Не знаю, понятно ли я выражаюсь. Но думаю я, в нашей власти, как членов Тела Христа, делать такие подарки с пользой. Простейший случай: если человек украл у меня какую-то вещь, тогда я перед лицом Господа объявляю ее даром. Это, конечно же, очень простой способ воспользоваться несправедливостью и вытащить жало, но не в этом состоит прямая цель (иначе оно бы не срабатывало); мне представляется очень даже вероятным, что подобный подарок влияет на положение виноватого перед лицом Господа, и в любом случае в любом искреннем желании «простить» желание, чтобы все так и вышло, должно присутствовать. Чудесно было бы, представ на суд Божий, чтобы ответить на бесчисленные обвинения в грехах против братьев своих, внезапно обнаружить, что многие из них вообще против тебя не выдвинуты! А вместо того ты причастен к добру, рожденному из зла. А для дарителя это обернется не меньшим чудом. Вечное взаимодействие облегчения и благодарности. (Но виноватый должен сожалеть о содеянном. В противном случае, я полагаю, в кошмарном царстве рока раскаленные угли станут жечь нестерпимо.)
(А что случится, если виноватый искренне раскаивается, но пострадавший глубоко озлоблен и наотрез отказывает в «прощении»? Что за ужасная мысль — она любого удержит от риска причинять подобное «зло» без нужды. Разумеется, власть милосердия лишь передается другому и всегда осуществляется Высшей Властью, при нашем содействии или без такового. Но ведь радости и исцеление через содействие непременно будут утрачены?)
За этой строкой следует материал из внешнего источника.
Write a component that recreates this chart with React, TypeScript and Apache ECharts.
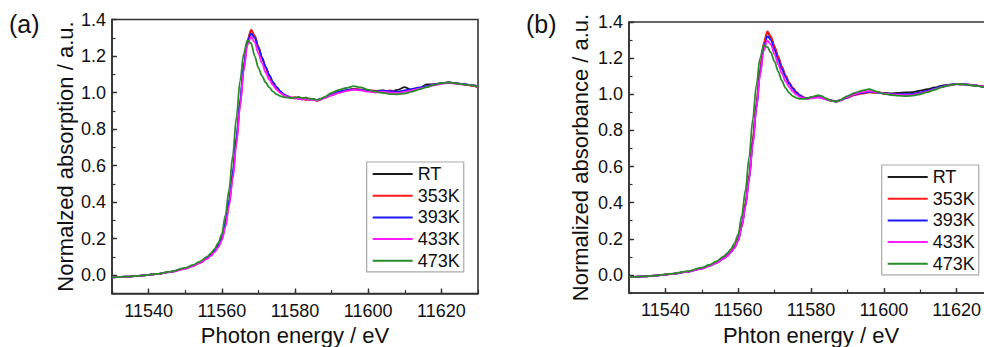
import React, { useEffect, useRef } from "react";
import * as echarts from "echarts";

// Photon energy (eV) sampling points shared by both panels
const energy = [
  11530, 11534, 11538, 11542, 11546, 11550, 11552, 11554, 11556, 11557, 11558, 11559,
  11560, 11561, 11562, 11563, 11564, 11565, 11566, 11567, 11568,
  11569, 11570, 11571, 11572, 11573, 11574, 11575, 11576, 11577, 11578,
  11579, 11580, 11581, 11582, 11583, 11584, 11585, 11586, 11587, 11588,
  11590, 11592, 11594, 11596, 11598, 11600, 11602, 11604, 11606, 11608, 11610,
  11612, 11614, 11616, 11618, 11620, 11622, 11624, 11626, 11628, 11630,
];

const seriesNames = ["RT", "353K", "393K", "433K", "473K"];
const seriesColors = ["#1a1a1a", "#ff1a1a", "#1a1aff", "#ff1aff", "#2a8c2a"];

// Panel (a): normalized absorption
const aRT = [
  -0.012, -0.008, -0.002, 0.006, 0.018, 0.037, 0.051, 0.07, 0.095, 0.111, 0.132, 0.16,
  0.202, 0.285, 0.4, 0.555, 0.745, 0.945, 1.14, 1.285, 1.34,
  1.31, 1.25, 1.19, 1.138, 1.092, 1.052, 1.025, 1.002, 0.988, 0.978,
  0.97, 0.968, 0.975, 0.962, 0.972, 0.96, 0.965, 0.958, 0.965, 0.972,
  0.988, 1.003, 1.012, 1.02, 1.015, 1.012, 1.008, 1.012, 1.005, 1.015, 1.03,
  1.012, 1.025, 1.045, 1.045, 1.052, 1.055, 1.05, 1.045, 1.04, 1.03,
];
const a353 = [
  -0.012, -0.008, -0.002, 0.006, 0.018, 0.036, 0.05, 0.068, 0.092, 0.108, 0.128, 0.155,
  0.195, 0.275, 0.39, 0.54, 0.73, 0.93, 1.13, 1.28, 1.345,
  1.31, 1.25, 1.19, 1.135, 1.09, 1.05, 1.022, 1.0, 0.987, 0.978,
  0.972, 0.975, 0.965, 0.97, 0.958, 0.968, 0.962, 0.955, 0.962, 0.97,
  0.985, 1.0, 1.01, 1.02, 1.018, 1.012, 1.01, 1.005, 1.012, 1.002, 1.01,
  1.015, 1.025, 1.035, 1.045, 1.05, 1.055, 1.05, 1.045, 1.038, 1.03,
];
const a393 = [
  -0.012, -0.008, -0.002, 0.006, 0.018, 0.037, 0.051, 0.07, 0.095, 0.112, 0.133, 0.162,
  0.205, 0.29, 0.41, 0.565, 0.755, 0.955, 1.145, 1.28, 1.322,
  1.3, 1.245, 1.19, 1.14, 1.095, 1.058, 1.03, 1.008, 0.99, 0.98,
  0.972, 0.97, 0.968, 0.966, 0.968, 0.963, 0.962, 0.958, 0.965, 0.972,
  0.99, 1.005, 1.013, 1.018, 1.015, 1.01, 1.005, 1.01, 1.008, 1.005, 1.012,
  1.02, 1.028, 1.035, 1.045, 1.05, 1.055, 1.05, 1.048, 1.042, 1.035,
];
const a433 = [
  -0.012, -0.008, -0.002, 0.006, 0.017, 0.035, 0.049, 0.066, 0.09, 0.106, 0.125, 0.152,
  0.19, 0.265, 0.38, 0.53, 0.72, 0.925, 1.12, 1.26, 1.305,
  1.275, 1.215, 1.16, 1.11, 1.07, 1.04, 1.015, 0.998, 0.985, 0.976,
  0.97, 0.968, 0.965, 0.962, 0.965, 0.96, 0.962, 0.956, 0.962, 0.97,
  0.985, 0.998, 1.008, 1.015, 1.012, 1.005, 1.0, 1.005, 1.0, 0.998, 1.005,
  1.012, 1.022, 1.03, 1.04, 1.048, 1.052, 1.048, 1.045, 1.04, 1.032,
];
const a473 = [
  -0.012, -0.008, -0.002, 0.007, 0.02, 0.04, 0.055, 0.075, 0.102, 0.12, 0.143, 0.175,
  0.225, 0.33, 0.47, 0.655, 0.865, 1.065, 1.215, 1.285, 1.27,
  1.2, 1.135, 1.09, 1.055, 1.028, 1.005, 0.99, 0.98, 0.975, 0.972,
  0.97, 0.972, 0.975, 0.97, 0.972, 0.966, 0.964, 0.96, 0.966, 0.975,
  0.998, 1.015, 1.025, 1.035, 1.028, 1.015, 1.005, 0.998, 0.992, 0.99, 0.995,
  1.005, 1.018, 1.03, 1.042, 1.052, 1.055, 1.05, 1.045, 1.04, 1.032,
];

// Panel (b): normalized absorbance
const bRT = [
  -0.012, -0.008, -0.002, 0.006, 0.018, 0.037, 0.051, 0.07, 0.094, 0.11, 0.13, 0.158,
  0.2, 0.282, 0.398, 0.55, 0.75, 0.948, 1.135, 1.28, 1.343,
  1.315, 1.26, 1.205, 1.15, 1.103, 1.064, 1.035, 1.012, 0.994, 0.982,
  0.978, 0.982, 0.984, 0.986, 0.98, 0.975, 0.968, 0.962, 0.962, 0.968,
  0.985, 1.0, 1.008, 1.012, 1.01, 1.008, 1.005, 1.008, 1.01, 1.012, 1.02,
  1.028, 1.038, 1.048, 1.053, 1.056, 1.055, 1.05, 1.046, 1.04, 1.034,
];
const b353 = [
  -0.012, -0.008, -0.002, 0.006, 0.018, 0.036, 0.05, 0.068, 0.092, 0.108, 0.128, 0.155,
  0.195, 0.275, 0.39, 0.54, 0.74, 0.94, 1.13, 1.28, 1.35,
  1.32, 1.265, 1.21, 1.153, 1.105, 1.065, 1.036, 1.012, 0.994, 0.982,
  0.978, 0.98, 0.983, 0.985, 0.982, 0.975, 0.97, 0.965, 0.96, 0.965,
  0.98, 0.995, 1.003, 1.01, 1.008, 1.005, 1.0, 1.002, 0.998, 1.0, 1.008,
  1.018, 1.03, 1.042, 1.05, 1.056, 1.055, 1.052, 1.048, 1.042, 1.035,
];
const b393 = [
  -0.012, -0.008, -0.002, 0.006, 0.017, 0.035, 0.049, 0.066, 0.09, 0.105, 0.125, 0.15,
  0.19, 0.268, 0.38, 0.53, 0.72, 0.92, 1.11, 1.255, 1.322,
  1.3, 1.245, 1.19, 1.14, 1.095, 1.058, 1.03, 1.008, 0.992, 0.98,
  0.977, 0.98, 0.982, 0.984, 0.98, 0.974, 0.968, 0.962, 0.96, 0.966,
  0.982, 0.998, 1.008, 1.014, 1.01, 1.005, 1.0, 1.002, 1.0, 1.002, 1.01,
  1.02, 1.032, 1.044, 1.052, 1.057, 1.056, 1.052, 1.047, 1.04, 1.034,
];
const b433 = [
  -0.012, -0.008, -0.002, 0.006, 0.017, 0.035, 0.049, 0.066, 0.09, 0.105, 0.125, 0.15,
  0.19, 0.268, 0.38, 0.53, 0.72, 0.92, 1.105, 1.24, 1.298,
  1.275, 1.22, 1.165, 1.115, 1.072, 1.04, 1.015, 0.998, 0.985, 0.978,
  0.975, 0.978, 0.98, 0.982, 0.978, 0.972, 0.966, 0.962, 0.96, 0.966,
  0.984, 1.0, 1.012, 1.018, 1.012, 1.005, 0.998, 0.998, 0.995, 0.996, 1.005,
  1.015, 1.028, 1.04, 1.05, 1.056, 1.055, 1.052, 1.047, 1.04, 1.034,
];
const b473 = [
  -0.012, -0.008, -0.002, 0.007, 0.02, 0.04, 0.055, 0.075, 0.102, 0.12, 0.143, 0.175,
  0.225, 0.33, 0.47, 0.65, 0.86, 1.05, 1.2, 1.27, 1.262,
  1.23, 1.18, 1.125, 1.075, 1.035, 1.008, 0.99, 0.98, 0.975, 0.975,
  0.978, 0.985, 0.99, 0.995, 0.99, 0.978, 0.968, 0.962, 0.96, 0.968,
  0.99, 1.008, 1.02, 1.028, 1.015, 1.002, 0.996, 0.992, 0.99, 0.992, 1.0,
  1.012, 1.025, 1.04, 1.05, 1.056, 1.055, 1.05, 1.045, 1.038, 1.032,
];

const panelA = [aRT, a353, a393, a433, a473];
const panelB = [bRT, b353, b393, b433, b473];

const xMin = 11530;
const xMax = 11630;
const yMin = -0.1;
const yMax = 1.4;

const FONT = "'Liberation Sans', Arial, Helvetica, sans-serif";
const TEXT = "#111";
const AXIS = "#333";

function majorX(grid: number, name: string) {
  return {
    type: "value",
    gridIndex: grid,
    position: "bottom",
    min: xMin,
    max: xMax,
    splitNumber: 5,
    name,
    nameLocation: "middle",
    nameGap: 31,
    nameTextStyle: { fontSize: 22, color: TEXT, fontFamily: FONT },
    axisLine: { show: true, onZero: false, lineStyle: { color: AXIS, width: 1.6 } },
    axisTick: { show: true, inside: true, length: 5, lineStyle: { color: AXIS, width: 1.4 } },
    axisLabel: {
      fontSize: 18,
      color: TEXT,
      fontFamily: FONT,
      margin: 8,
      showMinLabel: false,
      showMaxLabel: false,
      formatter: (v: number) => String(Math.round(v)),
    },
    splitLine: { show: false },
  };
}

function minorX(grid: number) {
  return {
    type: "value",
    gridIndex: grid,
    position: "bottom",
    min: xMin,
    max: xMax,
    interval: 10,
    axisLine: { show: false, onZero: false },
    axisTick: { show: true, inside: true, length: 3.5, lineStyle: { color: AXIS, width: 1.2 } },
    axisLabel: { show: false },
    splitLine: { show: false },
  };
}

function majorY(grid: number, name: string, gap: number) {
  return {
    type: "value",
    gridIndex: grid,
    position: "left",
    min: yMin,
    max: yMax,
    splitNumber: 7,
    name,
    nameLocation: "middle",
    nameGap: gap,
    nameTextStyle: { fontSize: 22, color: TEXT, fontFamily: FONT },
    axisLine: { show: true, onZero: false, lineStyle: { color: AXIS, width: 1.6 } },
    axisTick: { show: true, inside: true, length: 5, lineStyle: { color: AXIS, width: 1.4 } },
    axisLabel: {
      fontSize: 18,
      color: TEXT,
      fontFamily: FONT,
      margin: 6,
      showMinLabel: false,
      formatter: (v: number) => (v < -0.05 ? "" : v.toFixed(1)),
    },
    splitLine: { show: false },
  };
}

function minorY(grid: number) {
  return {
    type: "value",
    gridIndex: grid,
    position: "left",
    min: yMin,
    max: yMax,
    interval: 0.1,
    axisLine: { show: false, onZero: false },
    axisTick: { show: true, inside: true, length: 3.5, lineStyle: { color: AXIS, width: 1.2 } },
    axisLabel: { show: false },
    splitLine: { show: false },
  };
}

function makeSeries(panel: number[][], axisIndex: number) {
  return seriesNames.map((name, i) => ({
    name,
    type: "line",
    xAxisIndex: axisIndex,
    yAxisIndex: axisIndex,
    data: energy.map((e, k) => [e, panel[i][k]]),
    showSymbol: false,
    symbol: "none",
    smooth: 0.3,
    smoothMonotone: "x",
    lineStyle: { color: seriesColors[i], width: 1.8 },
    itemStyle: { color: seriesColors[i] },
    silent: true,
  }));
}

function legendAt(left: number, top: number) {
  return {
    orient: "vertical",
    left,
    top,
    data: seriesNames,
    icon: "rect",
    itemWidth: 40,
    itemHeight: 2,
    itemGap: 3.7,
    padding: [3, 4, 2, 6],
    borderColor: "#aaa",
    borderWidth: 1.2,
    backgroundColor: "#fff",
    selectedMode: false,
    textStyle: { fontSize: 18, lineHeight: 18, color: TEXT, fontFamily: FONT },
  };
}

export default function App() {
  const ref = useRef<HTMLDivElement>(null);

  useEffect(() => {
    if (!ref.current) return;
    const chart = echarts.init(ref.current, undefined, { renderer: "svg" });
    chart.setOption({
      animation: false,
      backgroundColor: "#fff",
      textStyle: { fontFamily: FONT },
      grid: [
        { left: 112, top: 19.5, width: 366, height: 274, show: true, borderColor: AXIS, borderWidth: 1.6, backgroundColor: "transparent" },
        { left: 629, top: 22, width: 364, height: 271, show: true, borderColor: AXIS, borderWidth: 1.6, backgroundColor: "transparent" },
      ],
      xAxis: [
        majorX(0, "Photon energy / eV"),
        minorX(0),
        majorX(1, "Phton energy / eV"),
        minorX(1),
      ],
      yAxis: [
        majorY(0, "Normalzed absorption / a.u.", 36),
        minorY(0),
        majorY(1, "Normalized absorbance / a.u.", 38),
        minorY(1),
      ],
      legend: [legendAt(366.7, 162), legendAt(881.7, 165)],
      graphic: [
        { type: "text", left: 9, top: 11, style: { text: "(a)", fontSize: 25, fill: TEXT, fontFamily: FONT } },
        { type: "text", left: 526, top: 11, style: { text: "(b)", fontSize: 25, fill: TEXT, fontFamily: FONT } },
      ],
      series: [...makeSeries(panelA, 0), ...makeSeries(panelB, 2)],
    });
    return () => chart.dispose();
  }, []);

  return (
    <div style={{ position: "fixed", left: 0, top: 0, width: 984, height: 347, overflow: "hidden", background: "#fff" }}>
      <div ref={ref} style={{ width: 1000, height: 360 }} />
    </div>
  );
}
Пока я обо всем об этом размышлял, мне тут попался отрывок насчет очаровательных отношений между Дж. М. Хопкинсом и его «другом по переписке» каноником Диксоном. Эти двое изголодались по «признанию». Бедняга Диксон, чья «История англиканской церкви» (и стихи тоже) удостоилась лишь беглого взгляда, и Хопкинс, недооцененный в собственном ордене. X., похоже, отчетливо сознавал, что «признание» с некоторой долей понимания в этом мире — непременная составляющая авторства, а отсутствие такового — страдание, отличное от простого желания насладиться славой и хвалой (даже когда с ним и смешано). Диксон был просто потрясен тем, что его оценил Хопкинс; кроме того, его очень растрогали слова Берн-Джонса (сказанные X., который их и процитировал), что «на самом деле трудишься для одного-единственного человека, который, возможно, сумеет тебя понять». Но потом X. усомнился, понимая, что надежда Берн-Джонса в этом мире тоже может не сбыться, столь же легко, как надежда на широкую популярность; вполне вероятно, что художник (подобно Нигглю) трудится ради того, что будет полностью уничтожено: картина ли сгорит, или почитателя постигнет безвременная кончина. И он подводит итог: единственный справедливый литературный критик — это Христос; он восхищается дарами, которыми Сам же и наградил, больше любого человека. Так давайте же «bekenne either other to Crist» /*Поручим друг друга Господу (среднеангл.)*/. Господь тебя храни.